Virtually the entire Stockholm rental market falls within various queue systems regulated by the municipality. More than 300,000 people are currently waiting in line for a rental contract in the capital, a city of around 2 million inhabitants.

Well thank goodness the same sort of thing doesn’t happen with things that are even more vital to life, like healthcare.

“The waiting times have been largely stable, around four years for an apartment in the suburbs and around 12 in the center,” said Per Anders Hedkvist, who heads up Stockholm’s Housing Service (Bostadsförmedlingen).

Oh, that’s OK then. Your system is broken, but it’s not getting any more broken than it was four years’ ago.

The public agency controls about 85 percent of all rentals in the Swedish capital. It and other queuing services aim to keep rents stabilised and ensure that apartments of the same size and standard cost the same, regardless of their location.

Imagine – an organisation controlling 85 percent of a market! Thank goodness it’s a public sector body otherwise ordinary people might get a raw deal.

Cecilia Bonde, a 27-year-old hotel receptionist, says she for years has been moving between sublets that rarely last longer than six months at a time, with short-to-no notice and rents up to double what the “first-hand” contract-holder is paying.

So it’s just as well that:

Seniority on the waiting list, not wealth or social standing, is the only criterion determining who gets in.
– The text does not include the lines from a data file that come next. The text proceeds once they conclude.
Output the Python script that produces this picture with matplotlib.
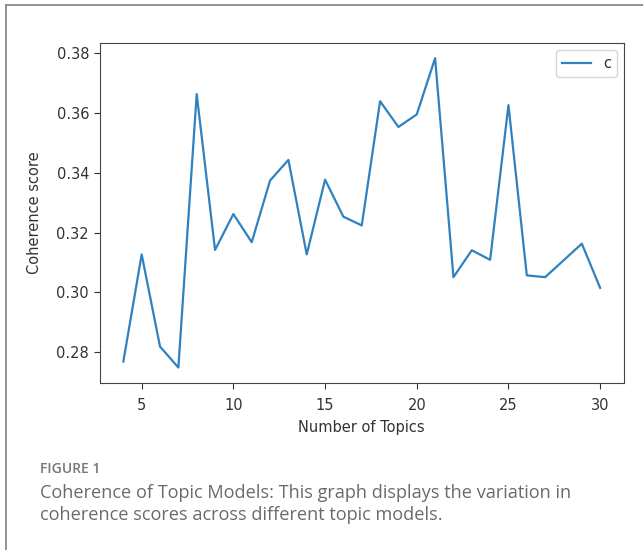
import matplotlib
matplotlib.use("Agg")
import matplotlib.pyplot as plt
from matplotlib.lines import Line2D

plt.rcParams["font.family"] = ["DejaVu Sans"]

num_topics = [4, 5, 6, 7, 8, 9, 10, 11, 12, 13, 14, 15, 16, 17, 18, 19, 20,
              21, 22, 23, 24, 25, 26, 27, 29, 30]
coherence = [0.2769, 0.3127, 0.2819, 0.2749, 0.3663, 0.3142, 0.3262, 0.3168,
             0.3374, 0.3443, 0.3127, 0.3377, 0.3253, 0.3224, 0.3639, 0.3553,
             0.3595, 0.3783, 0.3051, 0.3141, 0.3109, 0.3626, 0.3057, 0.3051,
             0.3163, 0.3015]
series_label = "c"
x_label = "Number of Topics"
y_label = "Coherence score"
fig_label = "FIGURE 1"
caption_lines = ["Coherence of Topic Models: This graph displays the variation in",
                 "coherence scores across different topic models."]
y_ticks = [0.28, 0.30, 0.32, 0.34, 0.36, 0.38]
x_ticks = [5, 10, 15, 20, 25, 30]

W, H = 643, 550
fig = plt.figure(figsize=(W / 100, H / 100), dpi=100)

ax = fig.add_axes([99.5 / W, 1 - 383 / H, (624 - 99.5) / W, (383 - 42.7) / H])
ax.plot(num_topics, coherence, color="#2f82bf", lw=1.6, label=series_label)
ax.set_xticks(x_ticks)
ax.set_yticks(y_ticks)
ax.set_yticklabels([f"{v:.2f}" for v in y_ticks])
ax.tick_params(labelsize=10.5, colors="#333333", length=4)
ax.tick_params(axis="x", pad=6.5)
for s in ax.spines.values():
    s.set_color("#444444")
ax.set_xlabel(x_label, fontsize=10.5, color="#333333", labelpad=5)
ax.set_ylabel(y_label, fontsize=10.5, color="#333333", labelpad=10)
leg = ax.legend(loc="upper right", fontsize=10.5)
for t in leg.get_texts():
    t.set_color("#333333")

# outer frame
fig.add_artist(Line2D([6 / W, 6 / W], [0, 1 - 5 / H], transform=fig.transFigure,
                      color="#8a8a8a", lw=1.3))
fig.add_artist(Line2D([6 / W, 1], [1 - 5 / H, 1 - 5 / H], transform=fig.transFigure,
                      color="#8a8a8a", lw=1.3))

fig.text(40 / W, 1 - 473.3 / H, fig_label, fontsize=10, color="#767676",
         family="Open Sans", weight="semibold", va="baseline")
fig.text(40 / W, 1 - 497.7 / H, caption_lines[0], fontsize=13.1, color="#6a6a6a",
         family="Open Sans", va="baseline")
fig.text(40 / W, 1 - 520.5 / H, caption_lines[1], fontsize=13.1, color="#6a6a6a",
         family="Open Sans", va="baseline")

fig.savefig("out.png", dpi=100)
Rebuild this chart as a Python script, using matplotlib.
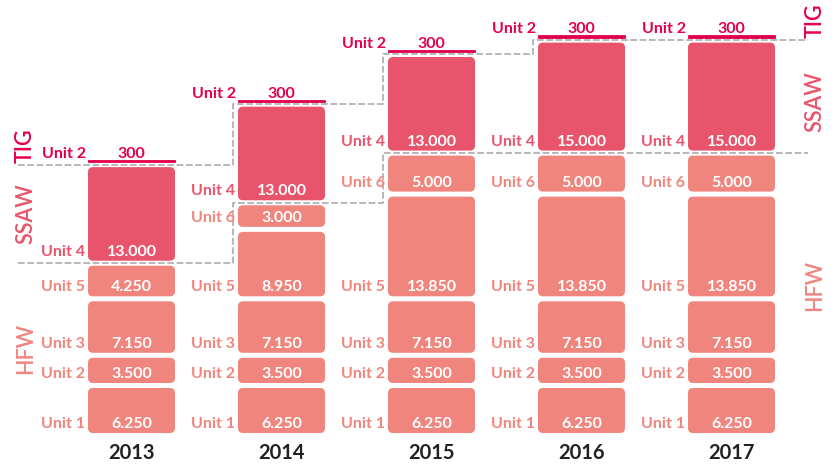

… officially. Just like proximity only determines who gets into, say, a British comprehensive school … officially. Unless you can afford to move into the catchment area of a good one.

While this may sound utopian in theory, critics claim that the system has given rise to acute housing shortages and an enormous underground market for such coveted “first-hand” contracts.

Quite. Basically, once you have one of these initial contracts, it’s yours for life, and you can sublet and make a packet, courtesy of the market distortions created by the city council. You could pass them on to your children or grandchildren even, wicked selfish person that you are.

Well, thank goodness that government is here to pretend that they can stop such gross inequalities occurring.

According to studies, rents in the city centre would likely skyrocket between 40 and 50 percent if the rental market was liberalised. If that happened, “Some people could not afford anymore to live in the center,” Hedkvist pointed out.

Err, but …

However, [Swedish Property Federation spokesman] Tufvesson refutes that argument.

“The rich already live in the centre,” he insisted.

Hmm. Sounds like they need some sort of system to eliminate those sort of inequalities. Perhaps some form of regulated rental… oh.